Le film y parvient, et à mon avis avec une plus grande force que pour Avatar, mais de manière parfois inégale – se distinguent assez nettement du reste la première heure, qui arpente de nouveau les forêts de Pandora avec le renouveau induit par le HFR variable, et les premiers pas dans la tribu Metkayina. Surtout, une question de taille se pose, en sachant que les aventures de la famille Sully sur Pandora ne font visiblement que commencer (trois autres films sont d’ores et déjà en développement) : où peut bien ensuite aller Cameron après cette exploration du monde de l’eau ? Comment figurer, une fois encore, l’émerveillement face à l’inédit ? La Voie de l’eau revisite certes par sa mise en scène le monde d’Avatar (il faut insister là-dessus : les deux films sont, dans le détail, formellement distincts), mais avec une ambition qui demeure sensiblement analogue (cf. la façon, que je pointais plus haut, de substituer à l’enchâssement de strates du premier film un HFR à plusieurs vitesses).

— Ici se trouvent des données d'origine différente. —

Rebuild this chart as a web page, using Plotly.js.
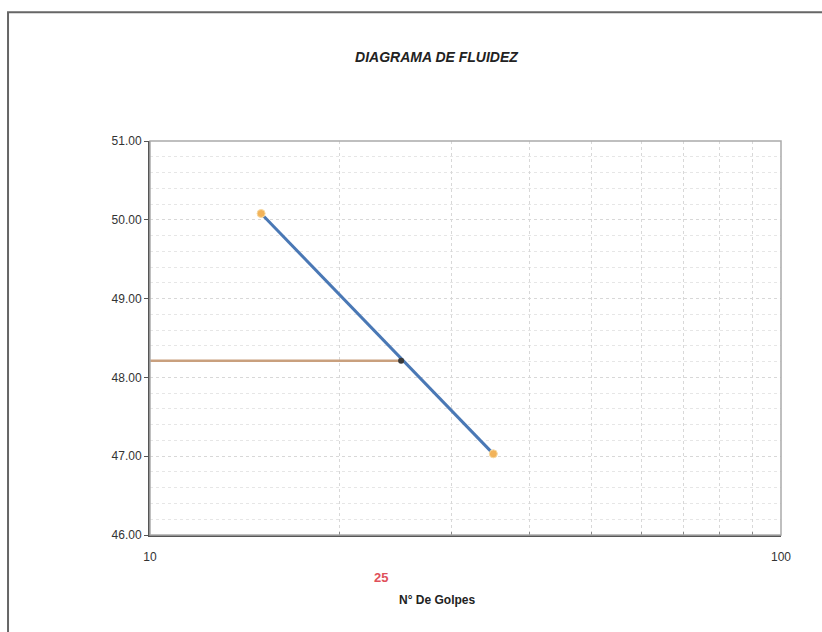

Et après ? On a du mal, en sortant de la séance, à imaginer la direction que va pouvoir prendre cette franchise curieusement agencée (si treize ans séparent Avatar et La Voie de l’eau, le troisième volet est déjà tourné et sortira normalement en décembre 2024) et tiraillée entre son penchant pour le recommencement (reboot du récit, retour de figures et de visages pourtant morts) et sa quête d’inconnu. L’ultime plan, qui rejoue mollement celui d’Avatar (sans ouvrir cette fois-ci de perspectives réellement neuves), ne permettra pas en tout cas d’y voir plus clair. Le cinéma de Cameron se dresse dès lors face à un beau problème, une nouvelle frontière qu’il devra, de nouveau, entreprendre de repousser.